Q. Are the sports balls necessary? What about those kids who ski, dance, skateboard, etc. where getting props for those sports into a classroom is difficult? Also, what about the students who do activities that don’t involve athletics at all, like reading?

A. The original reason I created Circling with Balls was for those physically rambunctious athletic types who, in eighth grade especially, can’t even stay in their seats. Many teachers have run into immediate problems by ignoring such students. I need to tame them immediately in the first days of class. So I start things off on the first day of school by holding a football in my hands and engaging them in the TL about their interest in football. I use the football as a carrot, dangling it in front of him, pretending to be about to give it to him, then withdrawing it. It is very much like taming an animal. My goal is to control the dialogue with that student before he even thinks about trying to control it with me. During this time I teach the student the rules and everybody learns them by seeing them modeled. The whole thing can take up to an entire class period with that one kid.
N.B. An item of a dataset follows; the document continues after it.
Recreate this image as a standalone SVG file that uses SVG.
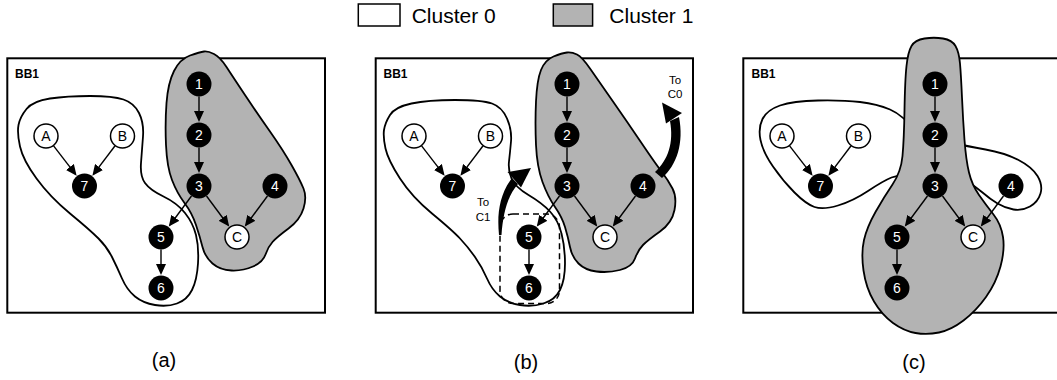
<svg xmlns="http://www.w3.org/2000/svg" width="1057" height="380" viewBox="0 0 1057 380">
  <defs>
    <marker id="tip" markerUnits="userSpaceOnUse" markerWidth="11" markerHeight="10" refX="9" refY="5" orient="auto">
      <path d="M0,0 L11,5 L0,10 z" fill="#000"/>
    </marker>
    <style>
      text { font-family: "Liberation Sans", Arial, sans-serif; }
      .box { fill: #fff; stroke: #000; stroke-width: 2; }
      .c0 { fill: #fff; stroke: #000; stroke-width: 1.8; stroke-linejoin: round; }
      .c1 { fill: #b3b3b3; stroke: #000; stroke-width: 1.8; stroke-linejoin: round; }
      .bb { font-size: 12px; font-weight: bold; fill: #000; }
      .edge { stroke: #000; stroke-width: 1.4; fill: none; marker-end: url(#tip); }
      .op { fill: #000; }
      .val { fill: #fff; stroke: #000; stroke-width: 1.5; }
      .opt { font-size: 14px; fill: #fff; text-anchor: middle; }
      .valt { font-size: 14px; fill: #000; text-anchor: middle; }
      .leg { font-size: 21px; fill: #000; }
      .cap { font-size: 20px; fill: #000; text-anchor: middle; }
      .note { font-size: 11.5px; fill: #000; text-anchor: middle; }
      .move { fill: #000; }
      .sel { fill: none; stroke: #000; stroke-width: 1.5; stroke-dasharray: 6 4; }
    </style>
  </defs>

  <!-- legend -->
  <g id="legend">
    <rect x="358.3" y="4" width="41.7" height="22" fill="#fff" stroke="#000" stroke-width="1.5"/>
    <text class="leg" x="411.7" y="22.7">Cluster 0</text>
    <rect x="553.3" y="4" width="39.3" height="22" fill="#b3b3b3" stroke="#000" stroke-width="1.5"/>
    <text class="leg" x="609.3" y="22.7">Cluster 1</text>
  </g>

  <!-- (a) initial partition -->
  <g id="panel-a">
    <rect class="box" x="7.3" y="58.3" width="317.7" height="254.4"/>
    <text class="bb" x="15" y="78">BB1</text>
    <path id="a-cluster1" class="c1" d="M204,51.5 Q200,52 190,55.5 Q180,59 174,71 Q168,83 166.5,103 Q165,123 166,145 Q167,167 172,180 Q177,193 184.5,203 Q192,213 196,225 Q200,237 202.5,247 Q205,257 212.5,263.5 Q220,270 231.5,270.5 Q243,271 253,266.5 Q263,262 265.5,254.5 Q268,247 272.5,242 Q277,237 288.5,228.5 Q300,220 303.5,208.5 Q307,197 303.5,188.5 Q300,180 291.5,165 Q283,150 270,131.5 Q257,113 245,95 Q233,77 226.5,67 Q220,57 214,54 Q208,51 204,51.5 Z"/>
    <path id="a-cluster0" class="c0" d="M18.5,125 Q20,117 26.5,109 Q33,101 50,98.5 Q67,96 90,96 Q113,96 123.5,99.5 Q134,103 139,113 Q144,123 143,136.5 Q142,150 141,163 Q140,176 145,183 Q150,190 163.5,196.5 Q177,203 185,213 Q193,223 196,235 Q199,247 198,263.5 Q197,280 192,290 Q187,300 177,303.5 Q167,307 155,305 Q143,303 135,296.5 Q127,290 122,278.5 Q117,267 112,257 Q107,247 98.5,238.5 Q90,230 70,213.5 Q50,197 36.5,178.5 Q23,160 20,146.5 Q17,133 18.5,125 Z"/>
    <text class="cap" x="164" y="366.5">(a)</text>
  </g>

  <!-- (b) moving nodes between clusters -->
  <g id="panel-b">
    <rect class="box" x="375.7" y="58.3" width="317.3" height="254.4"/>
    <text class="bb" x="383.5" y="78">BB1</text>
    <path id="b-cluster1" class="c1" d="M567,52.5 Q562,53 553.5,56.5 Q545,60 541,70 Q537,80 536,101.5 Q535,123 536,145 Q537,167 542.5,182 Q548,197 555,207 Q562,217 565,227 Q568,237 570,247 Q572,257 578.5,263.5 Q585,270 596.5,271.5 Q608,273 620,270 Q632,267 635,258.5 Q638,250 643,245 Q648,240 660,231.5 Q672,223 674.5,210 Q677,197 672.5,188.5 Q668,180 661.5,171.5 Q655,163 641.5,143 Q628,123 613,101.5 Q598,80 590,68.5 Q582,57 577,54.5 Q572,52 567,52.5 Z"/>
    <path id="b-cluster0" class="c0" d="M384,130 Q385,123 390,115 Q395,107 411.5,103.5 Q428,100 455,100 Q482,100 492,103.5 Q502,107 507,118.5 Q512,130 511,141.5 Q510,153 509,161.5 Q508,170 511.5,178.5 Q515,187 528.5,195 Q542,203 550,211.5 Q558,220 561.5,233.5 Q565,247 565,263.5 Q565,280 560,290 Q555,300 543.5,303.5 Q532,307 520,305 Q508,303 500,296.5 Q492,290 487,278.5 Q482,267 475,257 Q468,247 460,238.5 Q452,230 432,213.5 Q412,197 400,178.5 Q388,160 385.5,148.5 Q383,137 384,130 Z"/>
    <rect id="b-selection" class="sel" x="500" y="214" width="59.5" height="89.5" rx="13"/>
    <g id="b-move-to-c1">
      <path class="move" d="M499,235 C497,215 499,195 512,178 L518,184 C508,195 503,213 501.5,235 Z"/>
      <polygon class="move" points="507.5,172 531,168 521,187.5"/>
      <text class="note" x="483" y="206">To</text>
      <text class="note" x="483" y="220.5">C1</text>
    </g>
    <g id="b-move-to-c0">
      <path class="move" d="M655,172 C668,160 674,143 670,121 L679,117 C684,143 677,165 662,178 Z"/>
      <polygon class="move" points="662,102.5 682,113 666,123.5"/>
      <text class="note" x="675" y="84">To</text>
      <text class="note" x="675" y="98">C0</text>
    </g>
    <text class="cap" x="526" y="369">(b)</text>
  </g>

  <!-- (c) final partition -->
  <g id="panel-c">
    <rect class="box" x="743.3" y="58.3" width="320" height="254.4"/>
    <text class="bb" x="751.5" y="78">BB1</text>
    <path id="c-cluster0" class="c0" d="M935,145 Q930,150 916.5,132.5 Q903,115 890,109.5 Q877,104 860,102 Q843,100 818,100.5 Q793,101 780,105.5 Q767,110 762.5,119 Q758,128 760.5,140 Q763,152 773,166.5 Q783,181 794.5,192.5 Q806,204 814.5,207 Q823,210 838,205.5 Q853,201 868,191 Q883,181 891.5,177.5 Q900,174 917.5,177 Q935,180 947.5,179 Q960,178 967.5,182 Q975,186 982.5,192.5 Q990,199 997.5,203.5 Q1005,208 1013.5,209.5 Q1022,211 1030,206.5 Q1038,202 1040.5,193.5 Q1043,185 1037.5,176 Q1032,167 1018.5,160 Q1005,153 985.5,149.5 Q966,146 953,143 Q940,140 935,145 Z"/>
    <path id="c-cluster1" class="c1" d="M943,38.5 Q934,37 924.5,38.5 Q915,40 911.5,46 Q908,52 906.5,66 Q905,80 904.5,110 Q904,140 902.5,156 Q901,172 892.5,184.5 Q884,197 875.5,212 Q867,227 864,240 Q861,253 863.5,270.5 Q866,288 874,301.5 Q882,315 893,323 Q904,331 915.5,333 Q927,335 939,332.5 Q951,330 963.5,320.5 Q976,311 986,297 Q996,283 1000.5,266.5 Q1005,250 1003,237 Q1001,224 993.5,214.5 Q986,205 979,195 Q972,185 969,172.5 Q966,160 964.5,140 Q963,120 962,97.5 Q961,75 960,63.5 Q959,52 955.5,46 Q952,40 943,38.5 Z"/>
    <text class="cap" x="914" y="369">(c)</text>
  </g>

  <!-- connectors: the same dependence edges in every panel -->
  <g id="connectors">
    <g id="a-edges">
      <line class="edge" x1="199" y1="96.5" x2="199" y2="120"/>
      <line class="edge" x1="199" y1="147.5" x2="199" y2="171"/>
      <line class="edge" x1="191.5" y1="196" x2="170" y2="225"/>
      <line class="edge" x1="206.5" y1="196" x2="228" y2="225"/>
      <line class="edge" x1="267.5" y1="196" x2="246" y2="225"/>
      <line class="edge" x1="53.6" y1="145.9" x2="75.4" y2="174.1"/>
      <line class="edge" x1="114.9" y1="146" x2="93.6" y2="174.1"/>
      <line class="edge" x1="161" y1="249.5" x2="161" y2="273"/>
    </g>
    <g id="b-edges" transform="translate(368,0)">
      <line class="edge" x1="199" y1="96.5" x2="199" y2="120"/>
      <line class="edge" x1="199" y1="147.5" x2="199" y2="171"/>
      <line class="edge" x1="191.5" y1="196" x2="170" y2="225"/>
      <line class="edge" x1="206.5" y1="196" x2="228" y2="225"/>
      <line class="edge" x1="267.5" y1="196" x2="246" y2="225"/>
      <line class="edge" x1="53.6" y1="145.9" x2="75.4" y2="174.1"/>
      <line class="edge" x1="114.9" y1="146" x2="93.6" y2="174.1"/>
      <line class="edge" x1="161" y1="249.5" x2="161" y2="273"/>
    </g>
    <g id="c-edges" transform="translate(736,0)">
      <line class="edge" x1="199" y1="96.5" x2="199" y2="120"/>
      <line class="edge" x1="199" y1="147.5" x2="199" y2="171"/>
      <line class="edge" x1="191.5" y1="196" x2="170" y2="225"/>
      <line class="edge" x1="206.5" y1="196" x2="228" y2="225"/>
      <line class="edge" x1="267.5" y1="196" x2="246" y2="225"/>
      <line class="edge" x1="53.6" y1="145.9" x2="75.4" y2="174.1"/>
      <line class="edge" x1="114.9" y1="146" x2="93.6" y2="174.1"/>
      <line class="edge" x1="161" y1="249.5" x2="161" y2="273"/>
    </g>
  </g>

  <!-- nodes, panel (a) -->
  <g id="a-nodes">
    <g id="a-n1"><circle class="op" cx="199" cy="84" r="12.5"/><text class="opt" x="199" y="89">1</text></g>
    <g id="a-n2"><circle class="op" cx="199" cy="135" r="12.5"/><text class="opt" x="199" y="140">2</text></g>
    <g id="a-n3"><circle class="op" cx="199" cy="186" r="12.5"/><text class="opt" x="199" y="191">3</text></g>
    <g id="a-n4"><circle class="op" cx="275" cy="186" r="12.5"/><text class="opt" x="275" y="191">4</text></g>
    <g id="a-n5"><circle class="op" cx="161" cy="237" r="12.5"/><text class="opt" x="161" y="242">5</text></g>
    <g id="a-n6"><circle class="op" cx="161" cy="288" r="12.5"/><text class="opt" x="161" y="293">6</text></g>
    <g id="a-n7"><circle class="op" cx="84.5" cy="186" r="12.5"/><text class="opt" x="84.5" y="191">7</text></g>
    <g id="a-nA"><circle class="val" cx="46" cy="136" r="12"/><text class="valt" x="46" y="141">A</text></g>
    <g id="a-nB"><circle class="val" cx="122.5" cy="136" r="12"/><text class="valt" x="122.5" y="141">B</text></g>
    <g id="a-nC"><circle class="val" cx="237" cy="237" r="12"/><text class="valt" x="237" y="242">C</text></g>
  </g>

  <!-- nodes, panel (b) -->
  <g id="b-nodes" transform="translate(368,0)">
    <g id="b-n1"><circle class="op" cx="199" cy="84" r="12.5"/><text class="opt" x="199" y="89">1</text></g>
    <g id="b-n2"><circle class="op" cx="199" cy="135" r="12.5"/><text class="opt" x="199" y="140">2</text></g>
    <g id="b-n3"><circle class="op" cx="199" cy="186" r="12.5"/><text class="opt" x="199" y="191">3</text></g>
    <g id="b-n4"><circle class="op" cx="275" cy="186" r="12.5"/><text class="opt" x="275" y="191">4</text></g>
    <g id="b-n5"><circle class="op" cx="161" cy="237" r="12.5"/><text class="opt" x="161" y="242">5</text></g>
    <g id="b-n6"><circle class="op" cx="161" cy="288" r="12.5"/><text class="opt" x="161" y="293">6</text></g>
    <g id="b-n7"><circle class="op" cx="84.5" cy="186" r="12.5"/><text class="opt" x="84.5" y="191">7</text></g>
    <g id="b-nA"><circle class="val" cx="46" cy="136" r="12"/><text class="valt" x="46" y="141">A</text></g>
    <g id="b-nB"><circle class="val" cx="122.5" cy="136" r="12"/><text class="valt" x="122.5" y="141">B</text></g>
    <g id="b-nC"><circle class="val" cx="237" cy="237" r="12"/><text class="valt" x="237" y="242">C</text></g>
  </g>

  <!-- nodes, panel (c) -->
  <g id="c-nodes" transform="translate(736,0)">
    <g id="c-n1"><circle class="op" cx="199" cy="84" r="12.5"/><text class="opt" x="199" y="89">1</text></g>
    <g id="c-n2"><circle class="op" cx="199" cy="135" r="12.5"/><text class="opt" x="199" y="140">2</text></g>
    <g id="c-n3"><circle class="op" cx="199" cy="186" r="12.5"/><text class="opt" x="199" y="191">3</text></g>
    <g id="c-n4"><circle class="op" cx="275" cy="186" r="12.5"/><text class="opt" x="275" y="191">4</text></g>
    <g id="c-n5"><circle class="op" cx="161" cy="237" r="12.5"/><text class="opt" x="161" y="242">5</text></g>
    <g id="c-n6"><circle class="op" cx="161" cy="288" r="12.5"/><text class="opt" x="161" y="293">6</text></g>
    <g id="c-n7"><circle class="op" cx="84.5" cy="186" r="12.5"/><text class="opt" x="84.5" y="191">7</text></g>
    <g id="c-nA"><circle class="val" cx="46" cy="136" r="12"/><text class="valt" x="46" y="141">A</text></g>
    <g id="c-nB"><circle class="val" cx="122.5" cy="136" r="12"/><text class="valt" x="122.5" y="141">B</text></g>
    <g id="c-nC"><circle class="val" cx="237" cy="237" r="12"/><text class="valt" x="237" y="242">C</text></g>
  </g>
</svg>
So of course we don’t need props when doing this activity. The balls are just there to deal with potential trouble makers. With other kids, we can just say that Jenny reads or that Jeff skates without props. As long as we can convey the image of reading a book with our hands or through physical motions with an imagined skate board, we don’t need the real props. Everything we do when we use comprehensible input is based on conveying meaning in whatever way we can.

That said, I sometimes (depending on the student) actually encourage skaters to bring in their boards. Anything we can do to break the monotony for them, to at least hit the pause button on the vice grip of school as separate from their real lives, we should do. I encourage dancers to dance. I always compare singers and dancers to me. I tell them that I also sing and dance and am very good at it. I tell them that I am the best at those things. I actually model how good I am at those activities. With my bad, almost comical singing and dancing, I break through the ice and that one little thing I do in August can propel us forward in good will and humor all year. It is not easy for me to dance in front of kids but I do it anyway, because I am a risk taker in my classroom. I also tell them that I am very good at cheerleading. I actually have learned two cheers from the University of Rochester that I do in class. That once got two bored looking eighth grade cheerleaders out of their seats because they thought I was serious. But the point is that, even if we use a little bit of English in these moments, we sometimes need to take risks to propel our students out of the role that many of them have assumed in schools as mere cardboard cutouts of human beings in our classes. That’s worth getting laughed at.

Q. I’m not sure that I could do that!

A. Please be clear that I am describing things here that I have done. I repeatedly say, and this is such a wonderful thing to be able to say, that there is no one way to teach using comprehensible input based methods. We share ideas and take the ones we want and try things and some work and some don’t and that is how all this works. It is a kind of ongoing process of growth and experimentation and not some method that you learn and then you’re done.